Huge angiosarcoma of the scalp and face


Doctors in a Nigerian hospital were puzzled when they saw a strange growth on a man's scalp, but the case soon turned even stranger - and downright macabre. Emejulu et al. describe the story of a 36-year-old male painter with an enormous angiosarcoma encircling his head.

The patient first came to the Nnamdi Azikiwe University Teaching Hospital in Nnewi, Nigeria, in 2007 with an ulcerated scalp swelling which had festered for 8 months. The mass initially used to be a painless, pea-sized growth, which he had had since childhood but which he bruised in a passenger motorcycle road traffic accident. The accident caused the innocent-looking "bump" to flare up; it became painful, gradually increased in size and ulcerated, discharging pus. A biopsy was recommended to the patient, but was not carried out, since the man did not show up for a follow-up visit. 

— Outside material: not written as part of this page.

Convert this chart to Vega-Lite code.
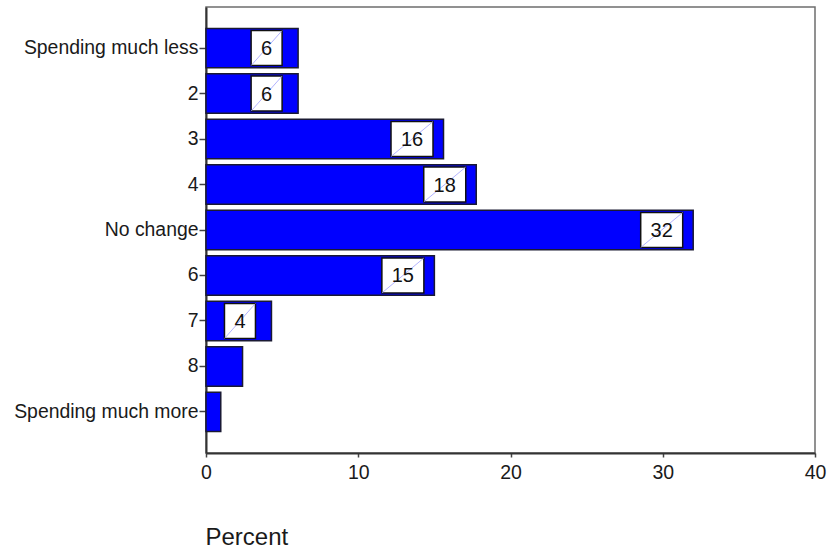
{
  "$schema": "https://vega.github.io/schema/vega-lite/v6.json",
  "width": 609,
  "height": 446,
  "autosize": "none",
  "padding": {"left": 206, "top": 7, "right": 13, "bottom": 95},
  "background": "white",
  "config": {
    "font": "Liberation Sans",
    "view": {"stroke": "#6e6e6e", "strokeWidth": 1.5},
    "axis": {"grid": false}
  },
  "data": {
    "values": [
      {"category": "Spending much less", "percent": 6.05, "label": "6"},
      {"category": "2", "percent": 6.05, "label": "6"},
      {"category": "3", "percent": 15.6, "label": "16"},
      {"category": "4", "percent": 17.75, "label": "18"},
      {"category": "No change", "percent": 32.0, "label": "32"},
      {"category": "6", "percent": 15.0, "label": "15"},
      {"category": "7", "percent": 4.3, "label": "4"},
      {"category": "8", "percent": 2.4, "label": ""},
      {"category": "Spending much more", "percent": 0.97, "label": ""}
    ]
  },
  "encoding": {
    "y": {
      "field": "category",
      "type": "nominal",
      "sort": null,
      "scale": {"paddingInner": 0.135, "paddingOuter": 0.47},
      "axis": {
        "title": null,
        "labelFontSize": 19.4,
        "labelColor": "#1a1a1a",
        "labelPadding": 1,
        "labelLimit": 300,
        "tickSize": 7,
        "tickColor": "#444",
        "tickWidth": 1.5,
        "domainColor": "#333",
        "domainWidth": 2
      }
    }
  },
  "layer": [
    {
      "mark": {"type": "bar", "fill": "#0000ff", "stroke": "#1a1a33", "strokeWidth": 1.5},
      "encoding": {
        "x": {
          "field": "percent",
          "type": "quantitative",
          "scale": {"domain": [0, 40], "nice": false, "zero": true},
          "axis": {
            "values": [0, 10, 20, 30, 40],
            "title": "Percent",
            "titleFontSize": 24,
            "titleFontWeight": "normal",
            "titleColor": "#1a1a1a",
            "titleAnchor": "start",
            "titleAlign": "left",
            "titleX": -1,
            "titleY": 91,
            "titleBaseline": "alphabetic",
            "labelFontSize": 19.5,
            "labelColor": "#1a1a1a",
            "labelBaseline": "alphabetic",
            "labelPadding": 21,
            "labelFlush": false,
            "tickSize": 4,
            "tickColor": "#444",
            "tickWidth": 1.5,
            "domainColor": "#333",
            "domainWidth": 2
          }
        }
      }
    },
    {
      "transform": [{"filter": "length(datum.label) == 1"}],
      "mark": {"type": "point", "shape": "M-1,-1.13H1V1.13H-1Z", "size": 961, "filled": true, "fill": "white", "stroke": "#111", "strokeWidth": 1.5, "opacity": 1, "xOffset": -31.5},
      "encoding": {"x": {"field": "percent", "type": "quantitative"}}
    },
    {
      "transform": [{"filter": "length(datum.label) == 2"}],
      "mark": {"type": "point", "shape": "M-1,-0.833H1V0.833H-1Z", "size": 1764, "filled": true, "fill": "white", "stroke": "#111", "strokeWidth": 1.5, "opacity": 1, "xOffset": -31.5},
      "encoding": {"x": {"field": "percent", "type": "quantitative"}}
    },
    {
      "transform": [{"filter": "length(datum.label) == 1"}],
      "mark": {"type": "point", "shape": "M-1,1.13L1,-1.13", "size": 961, "filled": false, "stroke": "#a0a0ff", "strokeWidth": 0.8, "opacity": 1, "xOffset": -31.5},
      "encoding": {"x": {"field": "percent", "type": "quantitative"}}
    },
    {
      "transform": [{"filter": "length(datum.label) == 2"}],
      "mark": {"type": "point", "shape": "M-1,0.833L1,-0.833", "size": 1764, "filled": false, "stroke": "#a0a0ff", "strokeWidth": 0.8, "opacity": 1, "xOffset": -31.5},
      "encoding": {"x": {"field": "percent", "type": "quantitative"}}
    },
    {
      "transform": [{"filter": "length(datum.label) > 0"}],
      "mark": {"type": "text", "fontSize": 20, "color": "#111", "align": "center", "baseline": "middle", "xOffset": -31.5, "dy": 1},
      "encoding": {
        "x": {"field": "percent", "type": "quantitative"},
        "text": {"field": "label", "type": "nominal"}
      }
    }
  ]
}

Two years later he came back to the hospital, this time with huge lesions on his scalp and face that were foul-smelling, slough-filled and oozing with pus. His general condition had also worsened very much - he was pale and emaciated. This time, a biopsy was carried out and the histological reports came out with three different diagnoses of glioblastoma multiforme, poorly differentiated angiosarcoma, and squamous cell carcinoma, so that the doctors treating this man were faced with a major diagnostic dilemma. After several brainstorming sessions and a clinical conference, they finally agreed that the overwhelming evidence in this very confusing case weighed in favor of angiosarcoma.

Meanwhile, the patient was repeatedly transfused with blood because of persistent anemia. However, he progressively deteriorated and finally died in April 2010, about 3 years after his first visit to the hospital.



Huge angiosarcoma growing on a Nigerian painter's scalp and face: left, front and right. Image from: Emejulu et al. 2011 


Angiosarcomas are a rare type of vascular tumor, insidious in onset, since in early stages they appear quite innocent. An early-stage angiosarcoma is typically one or more bluish or violet lesions that initially resemble bruises, but later take the shape of nodules or plaques; they grow with time and may bleed or ulcerate. Angiosarcomas primarily affect older persons.

Source: Emejulu JK, Onyiaorah IV, Ukah CO et al. (2011) Diagnostic dilemma; report of a bizarre case of advanced scalp and face angiosarcoma and literature review. Int Med Case Rep J. 4: 73–77. Published online 2011 November 7. doi: 10.2147/IMCRJ.S24975.